----- Data section

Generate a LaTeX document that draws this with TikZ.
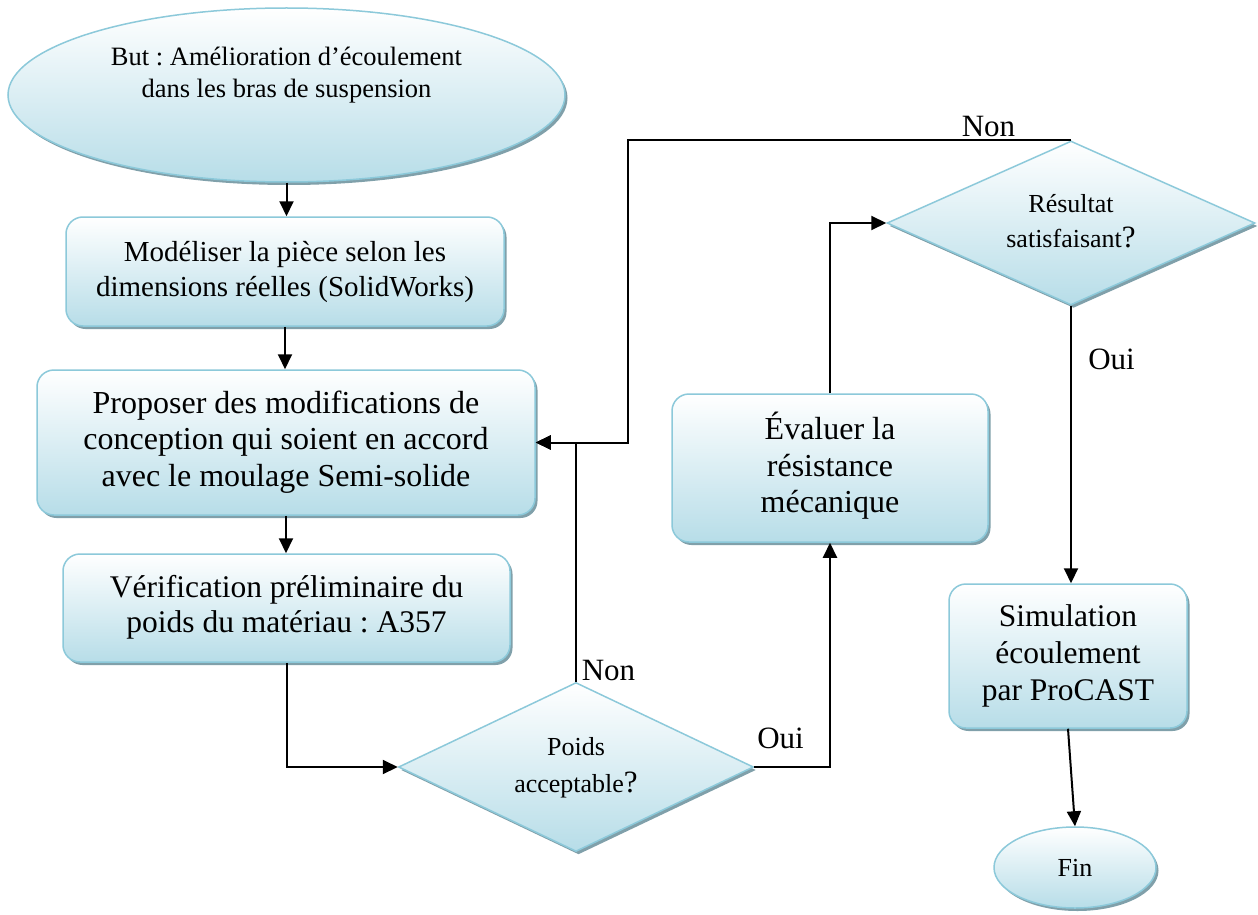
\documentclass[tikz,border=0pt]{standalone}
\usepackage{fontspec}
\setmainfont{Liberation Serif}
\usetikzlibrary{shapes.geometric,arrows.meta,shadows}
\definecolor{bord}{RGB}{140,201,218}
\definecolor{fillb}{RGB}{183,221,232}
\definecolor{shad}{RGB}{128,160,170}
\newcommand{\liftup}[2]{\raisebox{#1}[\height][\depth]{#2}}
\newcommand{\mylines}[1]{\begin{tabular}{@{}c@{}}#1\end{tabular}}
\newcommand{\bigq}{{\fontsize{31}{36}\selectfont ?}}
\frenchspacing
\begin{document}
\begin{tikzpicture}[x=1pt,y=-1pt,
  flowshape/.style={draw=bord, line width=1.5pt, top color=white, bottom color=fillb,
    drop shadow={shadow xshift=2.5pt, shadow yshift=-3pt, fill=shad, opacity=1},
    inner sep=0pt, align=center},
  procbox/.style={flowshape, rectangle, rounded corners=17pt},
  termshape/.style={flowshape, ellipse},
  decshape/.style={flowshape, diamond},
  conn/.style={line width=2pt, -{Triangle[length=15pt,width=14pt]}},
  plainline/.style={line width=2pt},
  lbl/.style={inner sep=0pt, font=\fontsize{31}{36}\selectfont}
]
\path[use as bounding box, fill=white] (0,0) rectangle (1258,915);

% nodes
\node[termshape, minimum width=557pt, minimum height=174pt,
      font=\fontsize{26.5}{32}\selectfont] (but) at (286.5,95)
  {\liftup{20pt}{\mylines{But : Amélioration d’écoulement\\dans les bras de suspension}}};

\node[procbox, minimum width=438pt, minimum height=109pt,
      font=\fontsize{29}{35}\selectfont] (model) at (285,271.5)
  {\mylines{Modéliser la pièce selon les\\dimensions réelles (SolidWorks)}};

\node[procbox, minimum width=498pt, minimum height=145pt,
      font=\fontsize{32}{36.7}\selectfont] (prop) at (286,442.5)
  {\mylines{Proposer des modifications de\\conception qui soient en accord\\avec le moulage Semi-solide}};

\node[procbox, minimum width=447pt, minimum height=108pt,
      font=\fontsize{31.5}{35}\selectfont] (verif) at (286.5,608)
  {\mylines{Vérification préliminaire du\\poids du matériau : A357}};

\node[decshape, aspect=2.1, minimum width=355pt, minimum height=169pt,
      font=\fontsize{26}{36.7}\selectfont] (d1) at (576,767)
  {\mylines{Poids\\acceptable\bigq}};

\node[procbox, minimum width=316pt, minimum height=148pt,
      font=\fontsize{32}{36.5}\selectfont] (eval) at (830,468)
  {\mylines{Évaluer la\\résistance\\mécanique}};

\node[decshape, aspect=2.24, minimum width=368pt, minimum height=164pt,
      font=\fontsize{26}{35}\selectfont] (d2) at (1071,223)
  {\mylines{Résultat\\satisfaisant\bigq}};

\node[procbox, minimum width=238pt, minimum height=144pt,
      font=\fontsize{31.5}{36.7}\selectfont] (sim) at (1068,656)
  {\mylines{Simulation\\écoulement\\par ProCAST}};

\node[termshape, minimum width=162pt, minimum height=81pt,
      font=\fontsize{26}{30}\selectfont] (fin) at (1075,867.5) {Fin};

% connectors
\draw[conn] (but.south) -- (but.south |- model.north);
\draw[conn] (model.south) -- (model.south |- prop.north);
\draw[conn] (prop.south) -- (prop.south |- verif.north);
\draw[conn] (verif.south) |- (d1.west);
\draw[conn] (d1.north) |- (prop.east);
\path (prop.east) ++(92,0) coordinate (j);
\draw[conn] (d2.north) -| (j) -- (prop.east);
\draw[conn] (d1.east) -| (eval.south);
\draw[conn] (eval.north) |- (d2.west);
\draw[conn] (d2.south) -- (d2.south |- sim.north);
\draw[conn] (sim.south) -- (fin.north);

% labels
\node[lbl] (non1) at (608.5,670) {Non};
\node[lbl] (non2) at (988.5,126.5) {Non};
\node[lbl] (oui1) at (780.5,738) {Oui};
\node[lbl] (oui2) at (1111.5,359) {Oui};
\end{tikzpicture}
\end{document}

----------

Set down all the data again exactly as above, pictures excluded.

Generate a LaTeX document that draws this with TikZ.
\documentclass[tikz,border=0pt]{standalone}
\usepackage{fontspec}
\setmainfont{Liberation Serif}
\usetikzlibrary{shapes.geometric,arrows.meta,shadows}
\definecolor{bord}{RGB}{140,201,218}
\definecolor{fillb}{RGB}{183,221,232}
\definecolor{shad}{RGB}{128,160,170}
\newcommand{\liftup}[2]{\raisebox{#1}[\height][\depth]{#2}}
\newcommand{\mylines}[1]{\begin{tabular}{@{}c@{}}#1\end{tabular}}
\newcommand{\bigq}{{\fontsize{31}{36}\selectfont ?}}
\frenchspacing
\begin{document}
\begin{tikzpicture}[x=1pt,y=-1pt,
  flowshape/.style={draw=bord, line width=1.5pt, top color=white, bottom color=fillb,
    drop shadow={shadow xshift=2.5pt, shadow yshift=-3pt, fill=shad, opacity=1},
    inner sep=0pt, align=center},
  procbox/.style={flowshape, rectangle, rounded corners=17pt},
  termshape/.style={flowshape, ellipse},
  decshape/.style={flowshape, diamond},
  conn/.style={line width=2pt, -{Triangle[length=15pt,width=14pt]}},
  plainline/.style={line width=2pt},
  lbl/.style={inner sep=0pt, font=\fontsize{31}{36}\selectfont}
]
\path[use as bounding box, fill=white] (0,0) rectangle (1258,915);

% nodes
\node[termshape, minimum width=557pt, minimum height=174pt,
      font=\fontsize{26.5}{32}\selectfont] (but) at (286.5,95)
  {\liftup{20pt}{\mylines{But : Amélioration d’écoulement\\dans les bras de suspension}}};

\node[procbox, minimum width=438pt, minimum height=109pt,
      font=\fontsize{29}{35}\selectfont] (model) at (285,271.5)
  {\mylines{Modéliser la pièce selon les\\dimensions réelles (SolidWorks)}};

\node[procbox, minimum width=498pt, minimum height=145pt,
      font=\fontsize{32}{36.7}\selectfont] (prop) at (286,442.5)
  {\mylines{Proposer des modifications de\\conception qui soient en accord\\avec le moulage Semi-solide}};

\node[procbox, minimum width=447pt, minimum height=108pt,
      font=\fontsize{31.5}{35}\selectfont] (verif) at (286.5,608)
  {\mylines{Vérification préliminaire du\\poids du matériau : A357}};

\node[decshape, aspect=2.1, minimum width=355pt, minimum height=169pt,
      font=\fontsize{26}{36.7}\selectfont] (d1) at (576,767)
  {\mylines{Poids\\acceptable\bigq}};

\node[procbox, minimum width=316pt, minimum height=148pt,
      font=\fontsize{32}{36.5}\selectfont] (eval) at (830,468)
  {\mylines{Évaluer la\\résistance\\mécanique}};

\node[decshape, aspect=2.24, minimum width=368pt, minimum height=164pt,
      font=\fontsize{26}{35}\selectfont] (d2) at (1071,223)
  {\mylines{Résultat\\satisfaisant\bigq}};

\node[procbox, minimum width=238pt, minimum height=144pt,
      font=\fontsize{31.5}{36.7}\selectfont] (sim) at (1068,656)
  {\mylines{Simulation\\écoulement\\par ProCAST}};

\node[termshape, minimum width=162pt, minimum height=81pt,
      font=\fontsize{26}{30}\selectfont] (fin) at (1075,867.5) {Fin};

% connectors
\draw[conn] (but.south) -- (but.south |- model.north);
\draw[conn] (model.south) -- (model.south |- prop.north);
\draw[conn] (prop.south) -- (prop.south |- verif.north);
\draw[conn] (verif.south) |- (d1.west);
\draw[conn] (d1.north) |- (prop.east);
\path (prop.east) ++(92,0) coordinate (j);
\draw[conn] (d2.north) -| (j) -- (prop.east);
\draw[conn] (d1.east) -| (eval.south);
\draw[conn] (eval.north) |- (d2.west);
\draw[conn] (d2.south) -- (d2.south |- sim.north);
\draw[conn] (sim.south) -- (fin.north);

% labels
\node[lbl] (non1) at (608.5,670) {Non};
\node[lbl] (non2) at (988.5,126.5) {Non};
\node[lbl] (oui1) at (780.5,738) {Oui};
\node[lbl] (oui2) at (1111.5,359) {Oui};
\end{tikzpicture}
\end{document}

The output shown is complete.